Let’s face it, everyone today is an aspiring photographer whether they are taking pictures of their kids with a camera phone or shooting over your shoulder at a wedding with an entry level DSLR.
Photography tuition and training is a busy marketplace, especially at the semi-pro level (these are the ones with the spare cash after all) but I think some photographers often overlook people that could potentially turn into photography clients as well as tuition clients. It’s all very well training other photographers who want to go pro but at the end of the day what is the likelihood of them asking you for a family portrait session?

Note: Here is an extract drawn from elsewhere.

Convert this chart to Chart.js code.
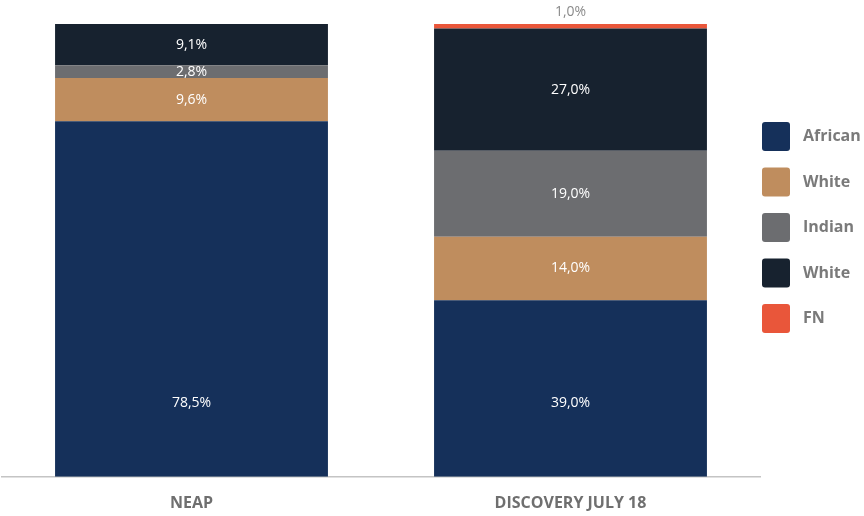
<!DOCTYPE html>
<html>
<head>
<meta charset="utf-8">
<script src="https://cdn.jsdelivr.net/npm/chart.js@4/dist/chart.umd.min.js"></script>
<style>
  html, body { margin: 0; padding: 0; background: #fff; }
  #wrap { width: 864px; height: 516px; position: relative; }
</style>
</head>
<body>
<div id="wrap"><canvas id="chart"></canvas></div>
<script>
var categories = ['NEAP', 'DISCOVERY JULY 18'];
var seriesNames = ['African', 'White', 'Indian', 'White', 'FN'];
var african = [78.5, 39.0];
var whiteTan = [9.6, 14.0];
var indian = [2.8, 19.0];
var whiteDark = [9.1, 27.0];
var fn = [0, 1.0];
var seriesColors = ['#15305a', '#bf8d5e', '#6c6d70', '#17222f', '#e9563a'];

var font = "'Open Sans', 'Noto Sans', sans-serif";

function fmt(v) {
  return v.toFixed(1).replace('.', ',') + '%';
}

// draws value labels inside each segment (small ones sit above the bar,
// the bottom segment's label sits a fixed distance above the axis)
var valueLabels = {
  id: 'valueLabels',
  afterDatasetsDraw: function (chart) {
    var ctx = chart.ctx;
    ctx.save();
    ctx.font = '14px ' + font;
    ctx.textAlign = 'center';
    ctx.textBaseline = 'middle';
    chart.data.datasets.forEach(function (ds, di) {
      var meta = chart.getDatasetMeta(di);
      meta.data.forEach(function (bar, i) {
        var v = ds.data[i];
        if (!v) return;
        var h = bar.base - bar.y;
        if (h < 10) {
          ctx.fillStyle = '#8a8a8a';
          ctx.fillText(fmt(v), bar.x, bar.y - 12);
        } else if (di === 0) {
          ctx.fillStyle = '#ffffff';
          ctx.fillText(fmt(v), bar.x, bar.base - 74);
        } else {
          ctx.fillStyle = '#ffffff';
          ctx.fillText(fmt(v), bar.x, (bar.y + bar.base) / 2);
        }
      });
    });
    ctx.restore();
  }
};

// legend on the right side
var sideLegend = {
  id: 'sideLegend',
  afterDraw: function (chart) {
    var ctx = chart.ctx;
    var x = chart.chartArea.right + 2;
    var y0 = 122;
    var step = 45.5;
    ctx.save();
    ctx.font = 'bold 16px ' + font;
    ctx.textBaseline = 'middle';
    ctx.textAlign = 'left';
    chart.data.datasets.forEach(function (ds, di) {
      var y = y0 + di * step;
      ctx.fillStyle = ds.backgroundColor;
      ctx.beginPath();
      ctx.roundRect(x, y, 28, 29, 3);
      ctx.fill();
      ctx.fillStyle = '#7a7a7a';
      ctx.fillText(ds.label, x + 41, y + 14.5);
    });
    ctx.restore();
  }
};

var datasets = [african, whiteTan, indian, whiteDark, fn].map(function (d, i) {
  return {
    label: seriesNames[i],
    data: d,
    backgroundColor: seriesColors[i],
    borderWidth: 0,
    barPercentage: 0.72,
    categoryPercentage: 1.0
  };
});

new Chart(document.getElementById('chart'), {
  type: 'bar',
  data: { labels: categories, datasets: datasets },
  options: {
    responsive: true,
    maintainAspectRatio: false,
    animation: false,
    layout: { padding: { left: 2, right: 104, top: 24, bottom: -6 } },
    plugins: {
      legend: { display: false },
      tooltip: { enabled: false }
    },
    scales: {
      x: {
        stacked: true,
        grid: { display: false },
        border: { display: true, color: '#c4c4c4', width: 1.5 },
        ticks: {
          color: '#6f6f6f',
          padding: 9,
          font: { family: font, size: 16, weight: 'bold' }
        }
      },
      y: {
        stacked: true,
        display: false,
        min: 0,
        max: 100
      }
    }
  },
  plugins: [valueLabels, sideLegend]
});
</script>
</body>
</html>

Back in the days when I was working as a cruise ship photographer I hosted a series of photography basics classes aimed at people with very little knowledge of their camera other than knowing that the big button makes the picture (that’s not a typo it’s a direct quote).
The first class we offered (which was free) would always attract a full house of up to 200 people. That was about 10% of our rather uniquely captive audience.
Follow up classes, for which we charged a rather modest $20 for, would usually be compromised from about 10%-20% of the freebie crowd.
$400 might have been a drop in the ocean (excuse the pun) when it came to our $60,000 weekly target but it did help us build relationships with our clients in a different way than we had before. Most of the time we were hassling the passengers for pictures on gangways and in the restaurant so this sort of interaction was a welcome change.